Wife contested two aspect of the trial court’s award of attorney fees:
- The Court of Appeals confirmed the trial court’s finding that Wife acted unreasonably by refusing to discuss Husband’s proposal for a temporary reduction in spousal maintenance and threatening an increase, refusing to acknowledge Husband’s changed circumstances, and failing to disclose her financial information.
- Wife argued that interest on any attorney fee judgment should not be at ten percent (10%) per annum.
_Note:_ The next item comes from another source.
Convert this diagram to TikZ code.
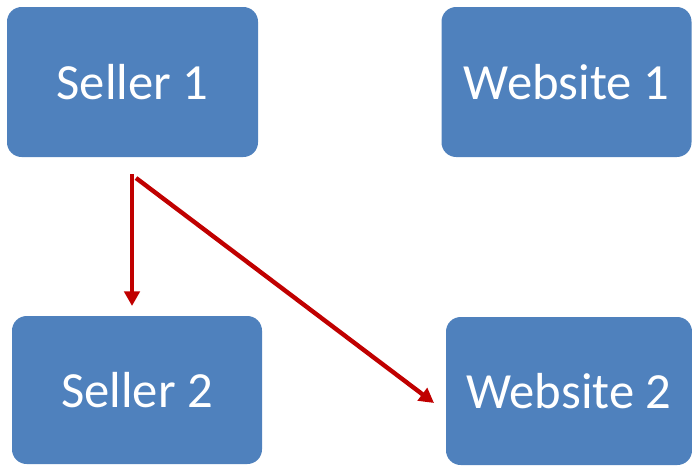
\documentclass[tikz,border=0pt]{standalone}
\usepackage{fontspec}
\setmainfont{Carlito}
\usetikzlibrary{arrows.meta}
\definecolor{boxblue}{HTML}{4F81BD}
\definecolor{arrred}{HTML}{C00000}
\tikzset{
  box/.style={fill=boxblue, draw=none, rounded corners=11pt, text=white,
    font=\fontsize{38}{44}\selectfont, inner sep=0pt},
  conn/.style={draw=arrred, line width=3.3pt,
    -{Triangle[width=11.5pt,length=11pt]}}
}
\begin{document}
\begin{tikzpicture}[x=0.75pt,y=-0.75pt]
\useasboundingbox (0,0) rectangle (692,465);
\node[box, minimum width=251*0.75pt, minimum height=150*0.75pt] (s1) at (132.5,82) {Seller 1};
\node[box, minimum width=250*0.75pt, minimum height=150*0.75pt] (w1) at (566.5,82) {Website 1};
\node[box, minimum width=250*0.75pt, minimum height=148*0.75pt] (s2) at (137,390) {Seller 2};
\node[box, minimum width=246*0.75pt, minimum height=148*0.75pt] (w2) at (569,391) {Website 2};
\coordinate (a1) at (132,174);
\coordinate (a1e) at (132,306);
\coordinate (a2) at (136,178);
\coordinate (a2e) at (434,403);
\draw[conn] (a1) -- (a1e);
\draw[conn] (a2) -- (a2e);
\end{tikzpicture}
\end{document}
The Court of Appeals agreed – interest on a judgment must be the “lesser of ten per cent per annum or at a rate per annum that is equal to one per cent plus the prime rate as published by the board of governors of the federal reserve system in statistical release H. 15 . . . on the date that the judgment is entered.” (3) At the date of entry of the trial court’s attorney fee order, the statutory interest rate was 4.5%. Therefore, the Appeal Court remanded to the trial court to correct the interest rate from the rate of the judgment.
The Perkins Case is Instructive in a Number of Areas:
- Failure to negotiate and/or recognize the reality of the circumstances will be considered unreasonable.
- Failure to make appropriate disclosure will be considered unreasonable.
- A single factor is sufficient to justify modification of a spousal maintenance order.
- Interest on all judgments (including attorney fees) will determined by A.R.S. § 44–1201(B).
- CA-CV 16-0430 FC, filed March 28, 2017
- In accordance with the recent amendments to Supreme Court Rule 111, a memorandum decision may be cited for persuasive value if (i) the decision was issued after January 1, 2015; (ii) no opinion adequately addresses the issue before the court; and (3) the citation is not to a de-published opinion or a de-published portion of an opinion.